World stocks held near two-week highs as investors bet on a worldwide wave of central bank stimulus, with expectations growing that the US and the eurozone may deliver interest rate cuts as early as July.
Markets have been fired up by European Central Bank president Mario Draghi's Tuesday volte-face on policy easing. In one of the biggest policy reversals of his eight-year tenure, Draghi flagged more easing if inflation failed to pick up.
But some caution seeped in after the previous day's frenzy.
German and US bond yields, which hit record lows and two-year lows respectively after Draghi's comments, inched around three basis points higher on the day.
European shares slipped off six-week highs and Wall Street futures indicated a slightly weaker opening on Wednesday.
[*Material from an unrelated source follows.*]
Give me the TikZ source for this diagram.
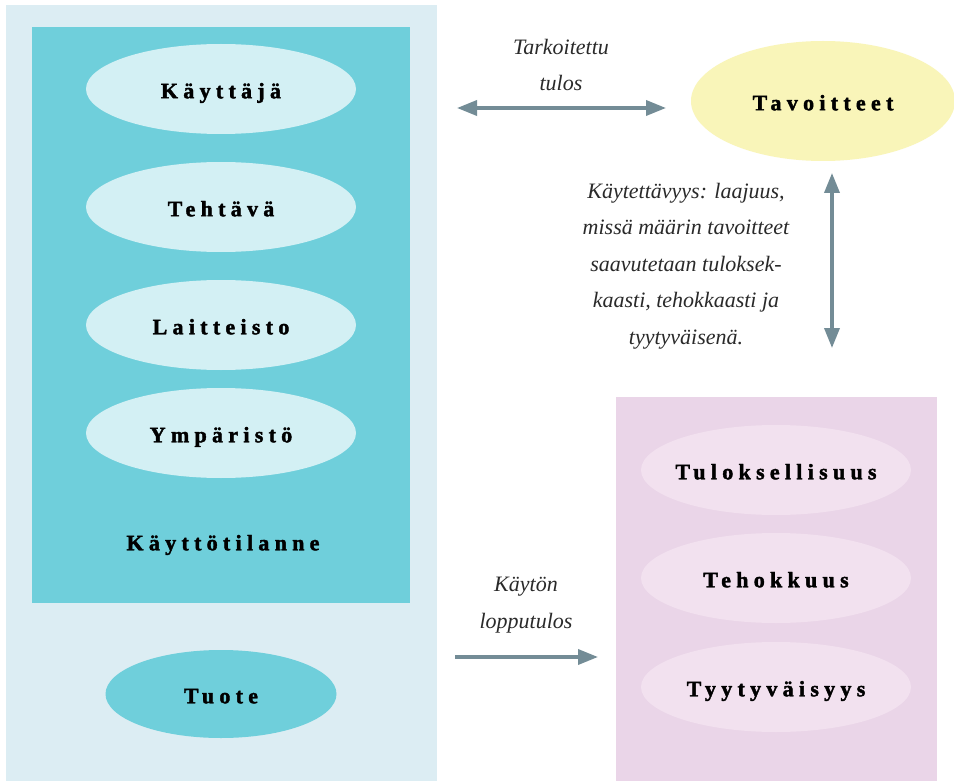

Some of the trepidation is down to expectations that US Federal Reserve would follow the lead of the European Central Bank and open the door to future rate cuts.
"We see now that central banks will try assertively to generate inflation so this would reinforce our positivity on risk assets overall," said Justin Onuekwusi, portfolio manager at Legal & General Investment Management.
Market sentiment has been buoyed also by news that Trump will meet Chinese leader Xi Jinping at the G20 summit this month, even though many doubt the two men can reach a breakthrough on ending their trade dispute.
MSCI's global equity index rose 0.4pc, adding to Tuesday's 1pc gain, as Asian shares excluding Japan followed the lead of their European and US counterparts to jump almost 2pc - their biggest one-day rally since January.
Tokyo and Shanghai also climbed almost 2pc while Australia's main bourse hit an 11-year high. New York's S&P500 jumped almost 1pc on Tuesday to approach recent record highs.
All eyes are now on the Fed, with chairman Jerome Powell holding a news conference after the announcement.
As for Europe, markets have almost fully priced a cut in September, though some analysts, such as those at Germany's Commerzbank, now say rates will be cut as early as July.